Exercise task: Output the material beneath this task exactly, images excluded.

— START Material provided —

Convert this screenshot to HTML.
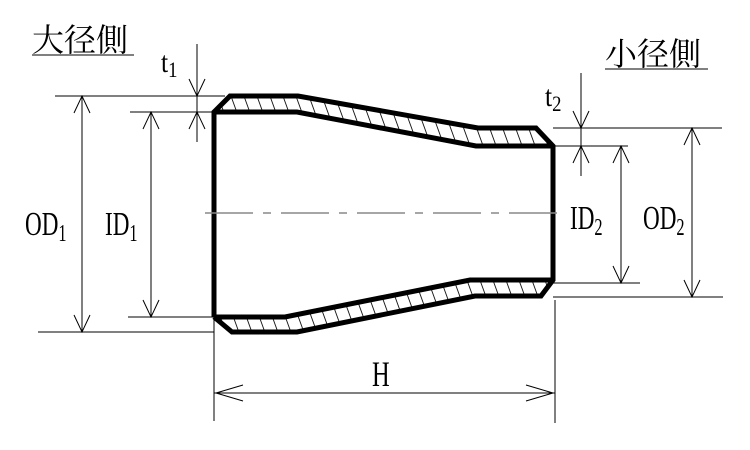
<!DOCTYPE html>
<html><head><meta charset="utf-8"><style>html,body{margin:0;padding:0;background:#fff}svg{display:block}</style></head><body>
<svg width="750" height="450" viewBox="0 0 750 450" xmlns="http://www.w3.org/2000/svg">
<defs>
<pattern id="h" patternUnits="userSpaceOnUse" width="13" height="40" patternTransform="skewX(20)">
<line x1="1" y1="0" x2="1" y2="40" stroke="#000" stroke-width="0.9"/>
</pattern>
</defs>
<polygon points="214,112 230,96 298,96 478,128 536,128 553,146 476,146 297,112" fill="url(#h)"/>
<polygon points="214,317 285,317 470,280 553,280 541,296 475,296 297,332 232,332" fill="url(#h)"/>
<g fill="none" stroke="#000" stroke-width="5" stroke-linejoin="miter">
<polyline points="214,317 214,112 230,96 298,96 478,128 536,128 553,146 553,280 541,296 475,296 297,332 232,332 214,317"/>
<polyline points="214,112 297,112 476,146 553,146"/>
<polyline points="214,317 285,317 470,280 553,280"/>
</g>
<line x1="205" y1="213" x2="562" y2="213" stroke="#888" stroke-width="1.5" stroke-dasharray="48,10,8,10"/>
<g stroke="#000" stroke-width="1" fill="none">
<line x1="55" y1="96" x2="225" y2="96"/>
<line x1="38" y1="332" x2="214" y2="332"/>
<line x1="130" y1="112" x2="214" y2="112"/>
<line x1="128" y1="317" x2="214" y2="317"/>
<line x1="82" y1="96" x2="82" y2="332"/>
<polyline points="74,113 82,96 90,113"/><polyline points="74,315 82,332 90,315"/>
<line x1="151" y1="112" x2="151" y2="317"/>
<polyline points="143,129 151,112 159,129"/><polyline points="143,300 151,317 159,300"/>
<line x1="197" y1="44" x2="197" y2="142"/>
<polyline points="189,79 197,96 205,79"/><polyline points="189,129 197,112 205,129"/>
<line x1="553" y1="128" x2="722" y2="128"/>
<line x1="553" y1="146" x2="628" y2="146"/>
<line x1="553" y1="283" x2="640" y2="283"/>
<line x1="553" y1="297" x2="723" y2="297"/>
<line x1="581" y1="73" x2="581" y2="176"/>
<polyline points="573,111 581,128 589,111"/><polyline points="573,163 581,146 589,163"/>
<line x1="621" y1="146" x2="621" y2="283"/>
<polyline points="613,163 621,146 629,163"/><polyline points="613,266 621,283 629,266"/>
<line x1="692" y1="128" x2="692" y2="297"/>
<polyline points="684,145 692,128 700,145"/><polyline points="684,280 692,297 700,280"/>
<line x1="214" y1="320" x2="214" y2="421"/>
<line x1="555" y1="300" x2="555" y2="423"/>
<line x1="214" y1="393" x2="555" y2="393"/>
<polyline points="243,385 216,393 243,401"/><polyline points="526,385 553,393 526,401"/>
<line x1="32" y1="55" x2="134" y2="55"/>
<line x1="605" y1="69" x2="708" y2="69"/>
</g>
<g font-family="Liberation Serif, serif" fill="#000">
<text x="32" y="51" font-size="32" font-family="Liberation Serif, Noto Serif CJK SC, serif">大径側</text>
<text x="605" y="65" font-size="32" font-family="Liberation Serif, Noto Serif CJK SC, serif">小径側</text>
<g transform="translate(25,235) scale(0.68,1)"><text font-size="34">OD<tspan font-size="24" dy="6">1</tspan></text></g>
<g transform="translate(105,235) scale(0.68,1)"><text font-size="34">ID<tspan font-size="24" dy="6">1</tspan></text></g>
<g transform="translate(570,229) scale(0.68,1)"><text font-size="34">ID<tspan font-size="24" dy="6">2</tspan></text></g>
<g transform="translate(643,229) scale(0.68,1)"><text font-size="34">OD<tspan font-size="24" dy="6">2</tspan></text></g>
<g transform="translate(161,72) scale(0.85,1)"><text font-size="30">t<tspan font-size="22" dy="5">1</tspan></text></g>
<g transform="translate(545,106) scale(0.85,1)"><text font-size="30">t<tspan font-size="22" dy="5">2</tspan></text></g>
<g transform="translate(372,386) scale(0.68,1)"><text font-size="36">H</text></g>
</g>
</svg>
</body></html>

— END Material provided —

Complete response:
Convert this screenshot to HTML.
<!DOCTYPE html>
<html><head><meta charset="utf-8"><style>html,body{margin:0;padding:0;background:#fff}svg{display:block}</style></head><body>
<svg width="750" height="450" viewBox="0 0 750 450" xmlns="http://www.w3.org/2000/svg">
<defs>
<pattern id="h" patternUnits="userSpaceOnUse" width="13" height="40" patternTransform="skewX(20)">
<line x1="1" y1="0" x2="1" y2="40" stroke="#000" stroke-width="0.9"/>
</pattern>
</defs>
<polygon points="214,112 230,96 298,96 478,128 536,128 553,146 476,146 297,112" fill="url(#h)"/>
<polygon points="214,317 285,317 470,280 553,280 541,296 475,296 297,332 232,332" fill="url(#h)"/>
<g fill="none" stroke="#000" stroke-width="5" stroke-linejoin="miter">
<polyline points="214,317 214,112 230,96 298,96 478,128 536,128 553,146 553,280 541,296 475,296 297,332 232,332 214,317"/>
<polyline points="214,112 297,112 476,146 553,146"/>
<polyline points="214,317 285,317 470,280 553,280"/>
</g>
<line x1="205" y1="213" x2="562" y2="213" stroke="#888" stroke-width="1.5" stroke-dasharray="48,10,8,10"/>
<g stroke="#000" stroke-width="1" fill="none">
<line x1="55" y1="96" x2="225" y2="96"/>
<line x1="38" y1="332" x2="214" y2="332"/>
<line x1="130" y1="112" x2="214" y2="112"/>
<line x1="128" y1="317" x2="214" y2="317"/>
<line x1="82" y1="96" x2="82" y2="332"/>
<polyline points="74,113 82,96 90,113"/><polyline points="74,315 82,332 90,315"/>
<line x1="151" y1="112" x2="151" y2="317"/>
<polyline points="143,129 151,112 159,129"/><polyline points="143,300 151,317 159,300"/>
<line x1="197" y1="44" x2="197" y2="142"/>
<polyline points="189,79 197,96 205,79"/><polyline points="189,129 197,112 205,129"/>
<line x1="553" y1="128" x2="722" y2="128"/>
<line x1="553" y1="146" x2="628" y2="146"/>
<line x1="553" y1="283" x2="640" y2="283"/>
<line x1="553" y1="297" x2="723" y2="297"/>
<line x1="581" y1="73" x2="581" y2="176"/>
<polyline points="573,111 581,128 589,111"/><polyline points="573,163 581,146 589,163"/>
<line x1="621" y1="146" x2="621" y2="283"/>
<polyline points="613,163 621,146 629,163"/><polyline points="613,266 621,283 629,266"/>
<line x1="692" y1="128" x2="692" y2="297"/>
<polyline points="684,145 692,128 700,145"/><polyline points="684,280 692,297 700,280"/>
<line x1="214" y1="320" x2="214" y2="421"/>
<line x1="555" y1="300" x2="555" y2="423"/>
<line x1="214" y1="393" x2="555" y2="393"/>
<polyline points="243,385 216,393 243,401"/><polyline points="526,385 553,393 526,401"/>
<line x1="32" y1="55" x2="134" y2="55"/>
<line x1="605" y1="69" x2="708" y2="69"/>
</g>
<g font-family="Liberation Serif, serif" fill="#000">
<text x="32" y="51" font-size="32" font-family="Liberation Serif, Noto Serif CJK SC, serif">大径側</text>
<text x="605" y="65" font-size="32" font-family="Liberation Serif, Noto Serif CJK SC, serif">小径側</text>
<g transform="translate(25,235) scale(0.68,1)"><text font-size="34">OD<tspan font-size="24" dy="6">1</tspan></text></g>
<g transform="translate(105,235) scale(0.68,1)"><text font-size="34">ID<tspan font-size="24" dy="6">1</tspan></text></g>
<g transform="translate(570,229) scale(0.68,1)"><text font-size="34">ID<tspan font-size="24" dy="6">2</tspan></text></g>
<g transform="translate(643,229) scale(0.68,1)"><text font-size="34">OD<tspan font-size="24" dy="6">2</tspan></text></g>
<g transform="translate(161,72) scale(0.85,1)"><text font-size="30">t<tspan font-size="22" dy="5">1</tspan></text></g>
<g transform="translate(545,106) scale(0.85,1)"><text font-size="30">t<tspan font-size="22" dy="5">2</tspan></text></g>
<g transform="translate(372,386) scale(0.68,1)"><text font-size="36">H</text></g>
</g>
</svg>
</body></html>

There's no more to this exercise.